◆ **PROBLEM DETAILS**: Retype the opening lines of the data exactly, stopping after the line that contains "import seaborn as sns". Skip every picture.
[Start of DATA LINES]
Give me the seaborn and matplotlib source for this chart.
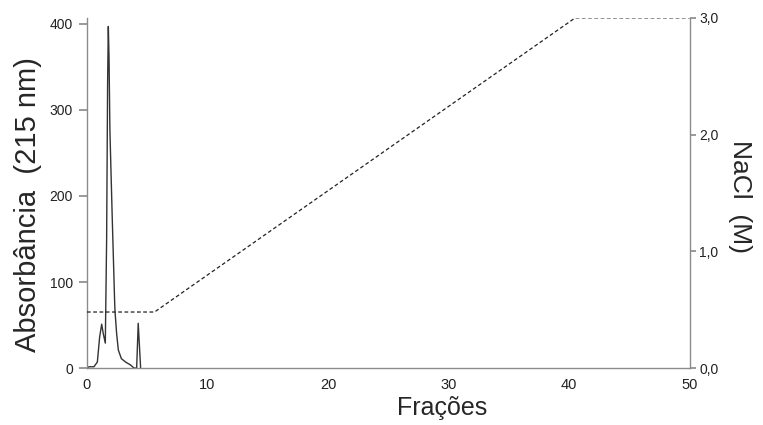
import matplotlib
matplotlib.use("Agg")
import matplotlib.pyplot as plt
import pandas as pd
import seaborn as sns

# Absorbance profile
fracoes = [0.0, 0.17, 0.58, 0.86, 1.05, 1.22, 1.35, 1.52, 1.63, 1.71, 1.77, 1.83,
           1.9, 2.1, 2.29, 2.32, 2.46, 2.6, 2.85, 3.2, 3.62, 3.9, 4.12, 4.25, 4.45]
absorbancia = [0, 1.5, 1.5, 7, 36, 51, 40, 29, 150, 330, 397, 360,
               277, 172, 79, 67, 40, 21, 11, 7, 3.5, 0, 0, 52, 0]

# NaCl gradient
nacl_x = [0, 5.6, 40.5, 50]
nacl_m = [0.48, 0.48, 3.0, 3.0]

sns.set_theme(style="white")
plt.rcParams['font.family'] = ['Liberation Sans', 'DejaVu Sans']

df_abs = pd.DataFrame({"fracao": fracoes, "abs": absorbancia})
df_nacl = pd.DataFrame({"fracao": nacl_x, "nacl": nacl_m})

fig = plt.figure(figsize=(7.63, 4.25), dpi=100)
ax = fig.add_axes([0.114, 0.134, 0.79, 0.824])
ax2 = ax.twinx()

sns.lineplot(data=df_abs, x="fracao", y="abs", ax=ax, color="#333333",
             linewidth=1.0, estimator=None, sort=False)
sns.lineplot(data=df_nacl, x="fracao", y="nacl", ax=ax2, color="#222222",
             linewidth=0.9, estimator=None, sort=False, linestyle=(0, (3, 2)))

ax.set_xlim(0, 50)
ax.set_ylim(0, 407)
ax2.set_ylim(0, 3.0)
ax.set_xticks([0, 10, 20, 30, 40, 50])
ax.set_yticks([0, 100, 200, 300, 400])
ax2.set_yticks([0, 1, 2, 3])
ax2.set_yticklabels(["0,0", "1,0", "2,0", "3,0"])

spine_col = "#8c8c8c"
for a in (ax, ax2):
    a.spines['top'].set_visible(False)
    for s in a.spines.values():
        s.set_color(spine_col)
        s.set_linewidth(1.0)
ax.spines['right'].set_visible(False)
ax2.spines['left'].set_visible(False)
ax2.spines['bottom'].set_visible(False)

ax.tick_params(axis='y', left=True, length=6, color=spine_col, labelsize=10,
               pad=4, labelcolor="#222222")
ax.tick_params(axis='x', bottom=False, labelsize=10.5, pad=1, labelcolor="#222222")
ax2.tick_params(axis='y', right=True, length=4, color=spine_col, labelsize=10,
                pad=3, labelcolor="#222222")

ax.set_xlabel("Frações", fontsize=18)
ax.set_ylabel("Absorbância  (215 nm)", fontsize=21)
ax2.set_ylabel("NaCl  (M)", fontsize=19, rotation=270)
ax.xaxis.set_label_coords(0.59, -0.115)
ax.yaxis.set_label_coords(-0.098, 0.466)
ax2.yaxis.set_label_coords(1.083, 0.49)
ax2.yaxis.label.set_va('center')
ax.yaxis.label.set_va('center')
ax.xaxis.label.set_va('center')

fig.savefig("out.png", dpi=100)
[End of DATA LINES]
◆ **SOLVED PROBLEM**:
Give me the seaborn and matplotlib source for this chart.
import matplotlib
matplotlib.use("Agg")
import matplotlib.pyplot as plt
import pandas as pd
import seaborn as sns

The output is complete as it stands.